» DATASET EXTRACT
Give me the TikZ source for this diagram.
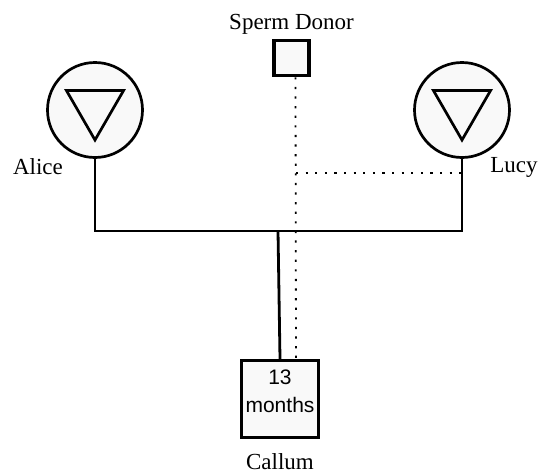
\documentclass[tikz,border=0pt]{standalone}
\usepackage{fontspec}
\setmainfont{Liberation Serif}
\newfontfamily\agefont{Liberation Sans}
\usetikzlibrary{shapes.geometric}
\definecolor{shapefill}{HTML}{F9F9F9}
\tikzstyle{female} = [circle, minimum size=95pt, inner sep=0pt, draw=black, line width=2.7pt, fill=shapefill]
\tikzstyle{gendersign} = [regular polygon, regular polygon sides=3, shape border rotate=180, minimum size=66pt, inner sep=0pt, draw=black, line width=2.7pt]
\tikzstyle{male} = [rectangle, minimum size=35pt, inner sep=0pt, draw=black, line width=3.5pt, fill=shapefill]
\tikzstyle{kid} = [rectangle, minimum size=77pt, inner sep=0pt, draw=black, line width=3.3pt, fill=shapefill]
\tikzstyle{persontag} = [font=\fontsize{23}{27}\selectfont, inner sep=0pt]
\tikzstyle{bond} = [line width=2.8pt]
\tikzstyle{donation} = [line width=1.8pt, dash pattern=on 2.2pt off 7.4pt]

\begin{document}
\begin{tikzpicture}[x=1pt, y=-1pt]
				\useasboundingbox (0,0) rectangle (538,474);
				\node (alice) [female] at (95,110) {};
				\node (lucy) [female] at (462,110) {};
				\node (alicesign) [gendersign] at (95,107) {};
				\node (lucysign) [gendersign] at (462,107) {};
				\node (donor) [male] at (291.5,58) {};
				\node (callum) [kid] at (280,399) {};
				\node (callumage) [font=\agefont\fontsize{21}{28}\selectfont, align=center] at (280,391) {13\\months};
				\node (alicename) [persontag] at (38,167) {Alice};
				\node (lucyname) [persontag] at (514,167) {Lucy};
				\node (donorname) [persontag] at (291.5,24) {Sperm Donor};
				\node (callumname) [persontag] at (280,462) {Callum};
				\coordinate (bar) at (278,231);
				\coordinate (link) at (296,173);
				\draw [bond] (alice.south) |- (bar) -| (lucy.south);
				\draw [bond] (bar) -- (callum.north);
				\draw [donation] ([xshift=4pt]donor.south) -- ([xshift=16pt]callum.north);
				\draw [donation] (link) -- (link -| lucy.south);
			\end{tikzpicture}
\end{document}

» EXERCISE PROMPT
Write out the full set of lines verbatim, without the pictures.

» RESULT BELOW
Give me the TikZ source for this diagram.
\documentclass[tikz,border=0pt]{standalone}
\usepackage{fontspec}
\setmainfont{Liberation Serif}
\newfontfamily\agefont{Liberation Sans}
\usetikzlibrary{shapes.geometric}
\definecolor{shapefill}{HTML}{F9F9F9}
\tikzstyle{female} = [circle, minimum size=95pt, inner sep=0pt, draw=black, line width=2.7pt, fill=shapefill]
\tikzstyle{gendersign} = [regular polygon, regular polygon sides=3, shape border rotate=180, minimum size=66pt, inner sep=0pt, draw=black, line width=2.7pt]
\tikzstyle{male} = [rectangle, minimum size=35pt, inner sep=0pt, draw=black, line width=3.5pt, fill=shapefill]
\tikzstyle{kid} = [rectangle, minimum size=77pt, inner sep=0pt, draw=black, line width=3.3pt, fill=shapefill]
\tikzstyle{persontag} = [font=\fontsize{23}{27}\selectfont, inner sep=0pt]
\tikzstyle{bond} = [line width=2.8pt]
\tikzstyle{donation} = [line width=1.8pt, dash pattern=on 2.2pt off 7.4pt]

\begin{document}
\begin{tikzpicture}[x=1pt, y=-1pt]
				\useasboundingbox (0,0) rectangle (538,474);
				\node (alice) [female] at (95,110) {};
				\node (lucy) [female] at (462,110) {};
				\node (alicesign) [gendersign] at (95,107) {};
				\node (lucysign) [gendersign] at (462,107) {};
				\node (donor) [male] at (291.5,58) {};
				\node (callum) [kid] at (280,399) {};
				\node (callumage) [font=\agefont\fontsize{21}{28}\selectfont, align=center] at (280,391) {13\\months};
				\node (alicename) [persontag] at (38,167) {Alice};
				\node (lucyname) [persontag] at (514,167) {Lucy};
				\node (donorname) [persontag] at (291.5,24) {Sperm Donor};
				\node (callumname) [persontag] at (280,462) {Callum};
				\coordinate (bar) at (278,231);
				\coordinate (link) at (296,173);
				\draw [bond] (alice.south) |- (bar) -| (lucy.south);
				\draw [bond] (bar) -- (callum.north);
				\draw [donation] ([xshift=4pt]donor.south) -- ([xshift=16pt]callum.north);
				\draw [donation] (link) -- (link -| lucy.south);
			\end{tikzpicture}
\end{document}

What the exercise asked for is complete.